A votre avis, la médiation doit-elle être dispensée par des artistes?
Pour moi, c’est clair que ça rend le travail plus passionnant. L’artiste met la main à la pâte, il bénéficie de l’expérience du processus de création. Personnellement, cela me donne d’avantage d’exigences et ça me permet de mieux comprendre l’œuvre et l’artiste. Au final, je peux transmettre sa démarche, la faire découvrir, via des réalisations pratiques.
Et l’enseignement, c’est encore une autre démarche?
D’une certaine façon oui, car les élèves sont tenus de suivre les cours. Par contre, dans une école d’art, je suis face à des étudiants qui ont choisi d’être dans la création. Il en va d’ailleurs de même avec les cessions de formation continue que j’anime pour les enseignants et les éducateurs. Nous expérimentons différents thèmes: la création dans la nature, la gravure, le portrait. C’est un bonheur de transmettre.
Vous avez beaucoup voyagé et étudié de par le monde. Votre œuvre est plutôt optimiste. Dans la morosité ambiante, est-ce bien raisonnable?

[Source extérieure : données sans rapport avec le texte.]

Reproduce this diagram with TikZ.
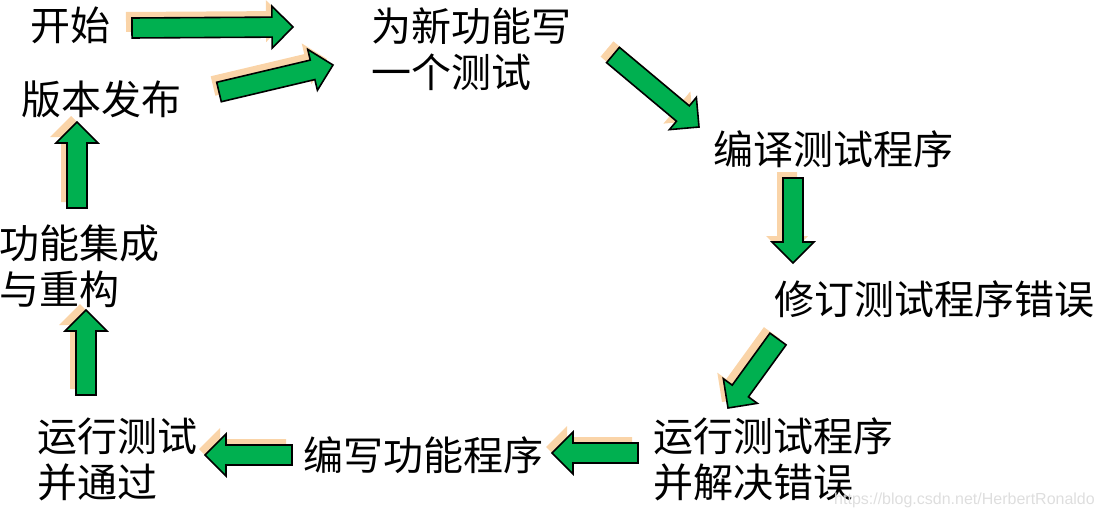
\documentclass[tikz,border=0pt]{standalone}
\usepackage{fontspec}
\setmainfont{Noto Sans CJK SC}
\newfontfamily\markfont{Liberation Sans}
\usetikzlibrary{calc}

\definecolor{arrowgreen}{RGB}{0,176,80}
\definecolor{shadowtan}{RGB}{250,212,168}

% outline of a block arrow: #1 tail centre, #2 tip, #3 centre of head base
\newcommand{\arrowpath}[3]{($(#1)!10pt!90:(#2)$) -- ($(#3)!10pt!90:(#2)$) -- ($(#3)!21pt!90:(#2)$) -- (#2) -- ($(#3)!21pt!-90:(#2)$) -- ($(#3)!10pt!-90:(#2)$) -- ($(#1)!10pt!-90:(#2)$) -- cycle}
\newcommand{\fatarrow}[2]{%
  \coordinate (#1h) at ($(#2)!21pt!(#1)$);
  \coordinate (#1s) at ($(#1)+(-6pt,6pt)$);
  \coordinate (#2s) at ($(#2)+(-6pt,6pt)$);
  \coordinate (#1hs) at ($(#1h)+(-6pt,6pt)$);
  \fill [shadowtan] \arrowpath{#1s}{#2s}{#1hs};
  \filldraw [greenarrow] \arrowpath{#1}{#2}{#1h};
}

\begin{document}
\begin{tikzpicture}[x=1pt, y=-1pt]
    \tikzstyle{stagetext} = [anchor=west, inner sep=0pt, align=left, font=\fontsize{40pt}{46pt}\selectfont]
    \tikzstyle{greenarrow} = [fill=arrowgreen, draw=black, line width=1.6pt, line join=miter]
    \useasboundingbox (0,0) rectangle (1102,519);

    % Stages
    \node [stagetext] (start) at (30,25) {开始};
    \node [stagetext] (release) at (21,99) {版本发布};
    \node [stagetext] (writetest) at (371,49) {为新功能写\\一个测试};
    \node [stagetext] (compile) at (713,149) {编译测试程序};
    \node [stagetext] (fixtest) at (774,299) {修订测试程序错误};
    \node [stagetext] (runfix) at (653,459) {运行测试程序\\并解决错误};
    \node [stagetext] (writecode) at (303,455) {编写功能程序};
    \node [stagetext] (runpass) at (37,459) {运行测试\\并通过};
    \node [stagetext] (refactor) at (-1,266) {功能集成\\与重构};

    % Arrow ends
    \coordinate (a1) at (132,28);  \coordinate (b1) at (293,27);
    \coordinate (a2) at (219,92);  \coordinate (b2) at (333,65);
    \coordinate (a3) at (613,55);  \coordinate (b3) at (699,127);
    \coordinate (a4) at (793,178); \coordinate (b4) at (793,263);
    \coordinate (a5) at (778,339); \coordinate (b5) at (728,408);
    \coordinate (a6) at (638,453); \coordinate (b6) at (552,453);
    \coordinate (a7) at (292,455); \coordinate (b7) at (205,455);
    \coordinate (a8) at (86,395);  \coordinate (b8) at (86,310);
    \coordinate (a9) at (77,208);  \coordinate (b9) at (77,122);

    % Connections
    \foreach \i in {1,...,9} {
        \fatarrow{a\i}{b\i}
    }

    % Watermark
    \node [anchor=west, inner sep=0pt, text=black!13, font=\markfont\fontsize{16pt}{18pt}\selectfont] (mark) at (834,500) {https://blog.csdn.net/HerbertRonaldo};
\end{tikzpicture}
\end{document}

Je n’ai pas besoin de me torturer. Si je réalise parfois des choses plus grinçantes, je dois les enrober d’une bonne dose d’humour. C’est une démarche tragi-comique, entre poésie et questionnement. L’art se veut interrogation, résistance, remise en question, dénonciation. Il pose forcément un regard critique sur le monde. On pense souvent qu’il n’y a rien à dire du bonheur et des choses positives. Il n’empêche que je pense que l’on peut rire de tout. A condition que cela soit fait intelligemment.